(Charts and diagrams as code)
________________________________________

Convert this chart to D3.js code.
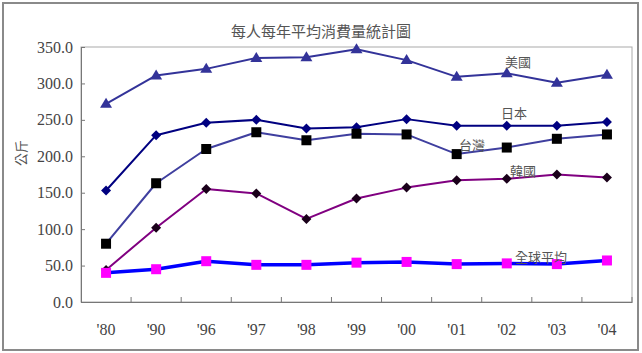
<!DOCTYPE html>
<html><head><meta charset="utf-8">
<script src="https://cdn.jsdelivr.net/npm/d3@7"></script>
<style>html,body{margin:0;padding:0;background:#fff;}svg{display:block;}</style>
</head><body>
<svg id="chart" width="642" height="353"></svg>
<script>
const title = "每人每年平均消費量統計圖";
const yLabel = "公斤";
const categories = ["'80","'90","'96","'97","'98","'99","'00","'01","'02","'03","'04"];
const yTicks = [0,50,100,150,200,250,300,350];
const usa    = [272,311,320,335,336,347,332,309,314,301,312];
const japan  = [153,229,246,250,238,240,251,242,242,242,247];
const taiwan = [80,163,210,233,222,231,230,203,212,224,230];
const korea  = [44,102,155,149,114,142,157,167,169,175,171];
const world  = [40,45,56,51,51,54,55,52,53,52,57];

const series = [
  {name:"美國", values:usa, line:"#333399", width:2, marker:"triangle", fill:"#333399", lx:518, ly:61},
  {name:"日本", values:japan, line:"#000080", width:2, marker:"diamond", fill:"#000080", lx:514, ly:112},
  {name:"台灣", values:taiwan, line:"#3F3F9F", width:2, marker:"square", fill:"#000000", lx:472, ly:144},
  {name:"韓國", values:korea, line:"#800080", width:2, marker:"diamond", fill:"#1a001a", lx:523, ly:170},
  {name:"全球平均", values:world, line:"#0000FF", width:3.5, marker:"square", fill:"#FF00FF", lx:541, ly:256}
];

const svg = d3.select("#chart");
const m = {left:81, right:632, top:47, bottom:302};

// outer frame
svg.append("rect").attr("x",3).attr("y",3).attr("width",635).attr("height",347)
  .attr("fill","#fff").attr("stroke","#8a8a8a").attr("stroke-width",2);

const x = d3.scaleBand().domain(categories).range([m.left,m.right]);
const y = d3.scaleLinear().domain([0,350]).range([m.bottom,m.top]);

// plot area border
svg.append("rect").attr("x",m.left).attr("y",m.top).attr("width",m.right-m.left).attr("height",m.bottom-m.top)
  .attr("fill","none").attr("stroke","#aaa").attr("stroke-width",1);

// y axis
const yAxis = svg.append("g").attr("transform",`translate(${m.left},0)`)
  .call(d3.axisLeft(y).tickValues(yTicks).tickSize(-4).tickPadding(8).tickFormat(d3.format(".1f")));
yAxis.select(".domain").attr("stroke","#777");
yAxis.selectAll(".tick line").attr("stroke","#777");
yAxis.selectAll("text").attr("font-family","'Liberation Serif', serif").attr("font-size",16).attr("fill","#444");

// x axis
const xAxis = svg.append("g").attr("transform",`translate(0,${m.bottom})`)
  .call(d3.axisBottom(x).tickSize(0).tickPadding(22));
xAxis.select(".domain").attr("stroke","#777");
xAxis.selectAll("text").attr("font-family","'Liberation Serif', serif").attr("font-size",16).attr("fill","#444");
// tick marks at band boundaries (inside)
const bounds = categories.slice(1).map(c => x(c)).concat([m.right]);
xAxis.selectAll(".btick").data(bounds).enter().append("line")
  .attr("x1",d=>d).attr("x2",d=>d).attr("y1",0).attr("y2",-5).attr("stroke","#777");

// title
svg.append("text").attr("x",321).attr("y",37).attr("text-anchor","middle")
  .attr("font-family","'Noto Sans CJK TC', sans-serif").attr("font-size",15).attr("fill","#555").text(title);

// y label
svg.append("text").attr("transform","translate(26,153) rotate(-90)").attr("text-anchor","middle")
  .attr("font-family","'Noto Sans CJK TC', sans-serif").attr("font-size",13).attr("fill","#555").text(yLabel);

const cx = c => x(c) + x.bandwidth()/2;
const line = d3.line().x((d,i)=>cx(categories[i])).y(d=>y(d));

series.forEach(s => {
  svg.append("path").datum(s.values).attr("d",line).attr("fill","none")
    .attr("stroke",s.line).attr("stroke-width",s.width).attr("stroke-linejoin","round");
});
series.forEach(s => {
  const g = svg.append("g");
  s.values.forEach((v,i) => {
    const px = cx(categories[i]), py = y(v);
    if (s.marker === "triangle") {
      g.append("path").attr("d",`M${px},${py-6}L${px+6},${py+4}L${px-6},${py+4}Z`).attr("fill",s.fill);
    } else if (s.marker === "diamond") {
      g.append("path").attr("d",`M${px},${py-5}L${px+5},${py}L${px},${py+5}L${px-5},${py}Z`).attr("fill",s.fill);
    } else {
      g.append("rect").attr("x",px-5).attr("y",py-5).attr("width",10).attr("height",10).attr("fill",s.fill);
    }
  });
  svg.append("text").attr("x",s.lx).attr("y",s.ly).attr("text-anchor","middle").attr("dominant-baseline","central")
    .attr("font-family","'Noto Sans CJK TC', sans-serif").attr("font-size",13).attr("fill","#555").text(s.name);
});
</script>
</body></html>
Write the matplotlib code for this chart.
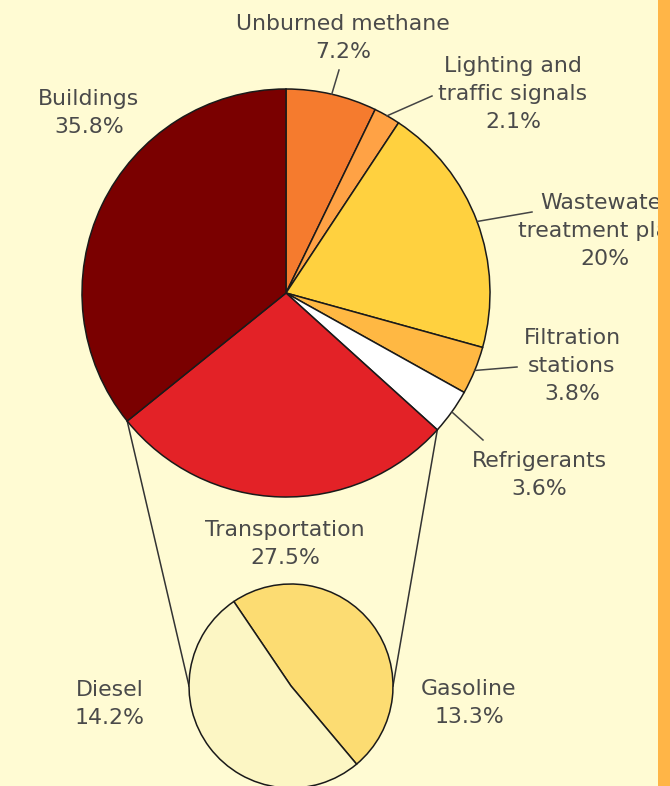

________________________________________

• GIVEN PROBLEM:
All records should be output exactly, with the pictures left out.

• WORKED ANSWER:
Convert this chart to D3.js code.
<!DOCTYPE html>
<html><head><meta charset="utf-8">
<script src="https://cdn.jsdelivr.net/npm/d3@7"></script>
<style>html,body{margin:0;padding:0;background:#fff;}svg{display:block;}</style>
</head><body>
<svg id="chart" width="642" height="353"></svg>
<script>
const title = "每人每年平均消費量統計圖";
const yLabel = "公斤";
const categories = ["'80","'90","'96","'97","'98","'99","'00","'01","'02","'03","'04"];
const yTicks = [0,50,100,150,200,250,300,350];
const usa    = [272,311,320,335,336,347,332,309,314,301,312];
const japan  = [153,229,246,250,238,240,251,242,242,242,247];
const taiwan = [80,163,210,233,222,231,230,203,212,224,230];
const korea  = [44,102,155,149,114,142,157,167,169,175,171];
const world  = [40,45,56,51,51,54,55,52,53,52,57];

const series = [
  {name:"美國", values:usa, line:"#333399", width:2, marker:"triangle", fill:"#333399", lx:518, ly:61},
  {name:"日本", values:japan, line:"#000080", width:2, marker:"diamond", fill:"#000080", lx:514, ly:112},
  {name:"台灣", values:taiwan, line:"#3F3F9F", width:2, marker:"square", fill:"#000000", lx:472, ly:144},
  {name:"韓國", values:korea, line:"#800080", width:2, marker:"diamond", fill:"#1a001a", lx:523, ly:170},
  {name:"全球平均", values:world, line:"#0000FF", width:3.5, marker:"square", fill:"#FF00FF", lx:541, ly:256}
];

const svg = d3.select("#chart");
const m = {left:81, right:632, top:47, bottom:302};

// outer frame
svg.append("rect").attr("x",3).attr("y",3).attr("width",635).attr("height",347)
  .attr("fill","#fff").attr("stroke","#8a8a8a").attr("stroke-width",2);

const x = d3.scaleBand().domain(categories).range([m.left,m.right]);
const y = d3.scaleLinear().domain([0,350]).range([m.bottom,m.top]);

// plot area border
svg.append("rect").attr("x",m.left).attr("y",m.top).attr("width",m.right-m.left).attr("height",m.bottom-m.top)
  .attr("fill","none").attr("stroke","#aaa").attr("stroke-width",1);

// y axis
const yAxis = svg.append("g").attr("transform",`translate(${m.left},0)`)
  .call(d3.axisLeft(y).tickValues(yTicks).tickSize(-4).tickPadding(8).tickFormat(d3.format(".1f")));
yAxis.select(".domain").attr("stroke","#777");
yAxis.selectAll(".tick line").attr("stroke","#777");
yAxis.selectAll("text").attr("font-family","'Liberation Serif', serif").attr("font-size",16).attr("fill","#444");

// x axis
const xAxis = svg.append("g").attr("transform",`translate(0,${m.bottom})`)
  .call(d3.axisBottom(x).tickSize(0).tickPadding(22));
xAxis.select(".domain").attr("stroke","#777");
xAxis.selectAll("text").attr("font-family","'Liberation Serif', serif").attr("font-size",16).attr("fill","#444");
// tick marks at band boundaries (inside)
const bounds = categories.slice(1).map(c => x(c)).concat([m.right]);
xAxis.selectAll(".btick").data(bounds).enter().append("line")
  .attr("x1",d=>d).attr("x2",d=>d).attr("y1",0).attr("y2",-5).attr("stroke","#777");

// title
svg.append("text").attr("x",321).attr("y",37).attr("text-anchor","middle")
  .attr("font-family","'Noto Sans CJK TC', sans-serif").attr("font-size",15).attr("fill","#555").text(title);

// y label
svg.append("text").attr("transform","translate(26,153) rotate(-90)").attr("text-anchor","middle")
  .attr("font-family","'Noto Sans CJK TC', sans-serif").attr("font-size",13).attr("fill","#555").text(yLabel);

const cx = c => x(c) + x.bandwidth()/2;
const line = d3.line().x((d,i)=>cx(categories[i])).y(d=>y(d));

series.forEach(s => {
  svg.append("path").datum(s.values).attr("d",line).attr("fill","none")
    .attr("stroke",s.line).attr("stroke-width",s.width).attr("stroke-linejoin","round");
});
series.forEach(s => {
  const g = svg.append("g");
  s.values.forEach((v,i) => {
    const px = cx(categories[i]), py = y(v);
    if (s.marker === "triangle") {
      g.append("path").attr("d",`M${px},${py-6}L${px+6},${py+4}L${px-6},${py+4}Z`).attr("fill",s.fill);
    } else if (s.marker === "diamond") {
      g.append("path").attr("d",`M${px},${py-5}L${px+5},${py}L${px},${py+5}L${px-5},${py}Z`).attr("fill",s.fill);
    } else {
      g.append("rect").attr("x",px-5).attr("y",py-5).attr("width",10).attr("height",10).attr("fill",s.fill);
    }
  });
  svg.append("text").attr("x",s.lx).attr("y",s.ly).attr("text-anchor","middle").attr("dominant-baseline","central")
    .attr("font-family","'Noto Sans CJK TC', sans-serif").attr("font-size",13).attr("fill","#555").text(s.name);
});
</script>
</body></html>
Write the matplotlib code for this chart.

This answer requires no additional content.